What to do:
Take the lines from the beginning of the material through the line containing "0.88, 0.95, 1.0]" and retype them exactly, leaving the pictures out.

Information provided:
________________________
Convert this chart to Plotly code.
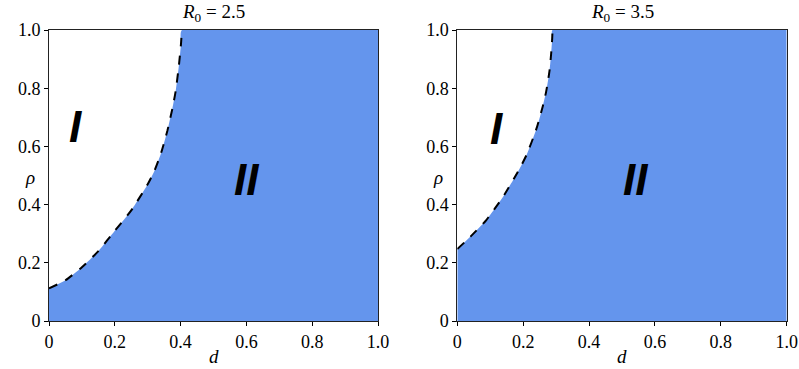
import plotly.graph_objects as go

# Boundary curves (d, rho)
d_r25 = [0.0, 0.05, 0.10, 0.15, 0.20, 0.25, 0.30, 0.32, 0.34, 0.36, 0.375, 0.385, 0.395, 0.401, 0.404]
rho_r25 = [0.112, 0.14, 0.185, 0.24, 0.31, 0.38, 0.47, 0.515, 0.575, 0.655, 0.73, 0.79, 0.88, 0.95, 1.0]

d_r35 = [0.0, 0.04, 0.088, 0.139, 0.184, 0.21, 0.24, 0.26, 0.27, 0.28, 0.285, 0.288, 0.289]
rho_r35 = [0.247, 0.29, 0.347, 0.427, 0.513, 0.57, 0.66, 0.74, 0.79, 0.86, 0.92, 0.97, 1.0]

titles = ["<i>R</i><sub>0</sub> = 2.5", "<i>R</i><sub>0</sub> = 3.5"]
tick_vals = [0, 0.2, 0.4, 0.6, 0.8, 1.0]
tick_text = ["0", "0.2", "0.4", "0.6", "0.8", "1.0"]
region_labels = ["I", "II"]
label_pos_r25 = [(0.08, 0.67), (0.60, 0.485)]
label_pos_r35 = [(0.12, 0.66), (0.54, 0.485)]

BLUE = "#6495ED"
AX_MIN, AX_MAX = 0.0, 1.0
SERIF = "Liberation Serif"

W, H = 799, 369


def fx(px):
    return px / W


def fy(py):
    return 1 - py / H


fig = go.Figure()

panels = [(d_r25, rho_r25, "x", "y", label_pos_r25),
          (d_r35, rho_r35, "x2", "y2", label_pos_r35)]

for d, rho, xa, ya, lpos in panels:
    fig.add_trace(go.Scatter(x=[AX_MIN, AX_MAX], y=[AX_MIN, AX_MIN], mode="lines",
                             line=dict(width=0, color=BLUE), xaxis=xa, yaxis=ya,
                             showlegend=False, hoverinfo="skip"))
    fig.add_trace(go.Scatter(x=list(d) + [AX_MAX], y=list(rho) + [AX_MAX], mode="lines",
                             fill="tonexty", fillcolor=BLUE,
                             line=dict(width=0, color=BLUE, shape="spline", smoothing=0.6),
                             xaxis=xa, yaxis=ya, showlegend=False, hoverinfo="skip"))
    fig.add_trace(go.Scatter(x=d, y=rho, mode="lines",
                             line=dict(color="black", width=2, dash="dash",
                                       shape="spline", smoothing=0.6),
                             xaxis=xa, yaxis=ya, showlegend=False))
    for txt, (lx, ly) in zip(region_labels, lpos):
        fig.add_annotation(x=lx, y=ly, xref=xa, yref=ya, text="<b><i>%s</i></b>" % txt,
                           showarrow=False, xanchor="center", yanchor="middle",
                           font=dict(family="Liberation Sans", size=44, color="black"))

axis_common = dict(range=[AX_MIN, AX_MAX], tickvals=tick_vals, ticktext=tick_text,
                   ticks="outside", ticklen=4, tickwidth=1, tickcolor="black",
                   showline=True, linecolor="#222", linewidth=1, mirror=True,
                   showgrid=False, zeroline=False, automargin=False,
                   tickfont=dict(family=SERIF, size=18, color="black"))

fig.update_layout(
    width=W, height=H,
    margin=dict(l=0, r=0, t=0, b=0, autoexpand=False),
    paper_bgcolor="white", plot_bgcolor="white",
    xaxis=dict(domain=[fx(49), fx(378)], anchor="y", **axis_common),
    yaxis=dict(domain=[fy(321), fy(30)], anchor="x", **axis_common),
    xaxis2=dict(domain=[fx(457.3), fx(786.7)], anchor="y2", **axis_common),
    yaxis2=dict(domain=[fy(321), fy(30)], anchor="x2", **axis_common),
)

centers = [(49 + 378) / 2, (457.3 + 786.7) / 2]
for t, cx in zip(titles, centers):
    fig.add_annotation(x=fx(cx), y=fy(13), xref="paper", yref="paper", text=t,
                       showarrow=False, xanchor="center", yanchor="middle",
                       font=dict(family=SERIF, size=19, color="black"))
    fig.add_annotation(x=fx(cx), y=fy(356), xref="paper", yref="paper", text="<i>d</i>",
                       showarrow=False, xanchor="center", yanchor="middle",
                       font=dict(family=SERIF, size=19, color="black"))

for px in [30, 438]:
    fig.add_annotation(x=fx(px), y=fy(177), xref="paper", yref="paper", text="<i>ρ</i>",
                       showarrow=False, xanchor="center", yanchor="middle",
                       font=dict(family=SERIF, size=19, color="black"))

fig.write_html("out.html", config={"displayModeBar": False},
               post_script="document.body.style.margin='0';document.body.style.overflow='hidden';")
________________________
Task solution:
Convert this chart to Plotly code.
import plotly.graph_objects as go

# Boundary curves (d, rho)
d_r25 = [0.0, 0.05, 0.10, 0.15, 0.20, 0.25, 0.30, 0.32, 0.34, 0.36, 0.375, 0.385, 0.395, 0.401, 0.404]
rho_r25 = [0.112, 0.14, 0.185, 0.24, 0.31, 0.38, 0.47, 0.515, 0.575, 0.655, 0.73, 0.79, 0.88, 0.95, 1.0]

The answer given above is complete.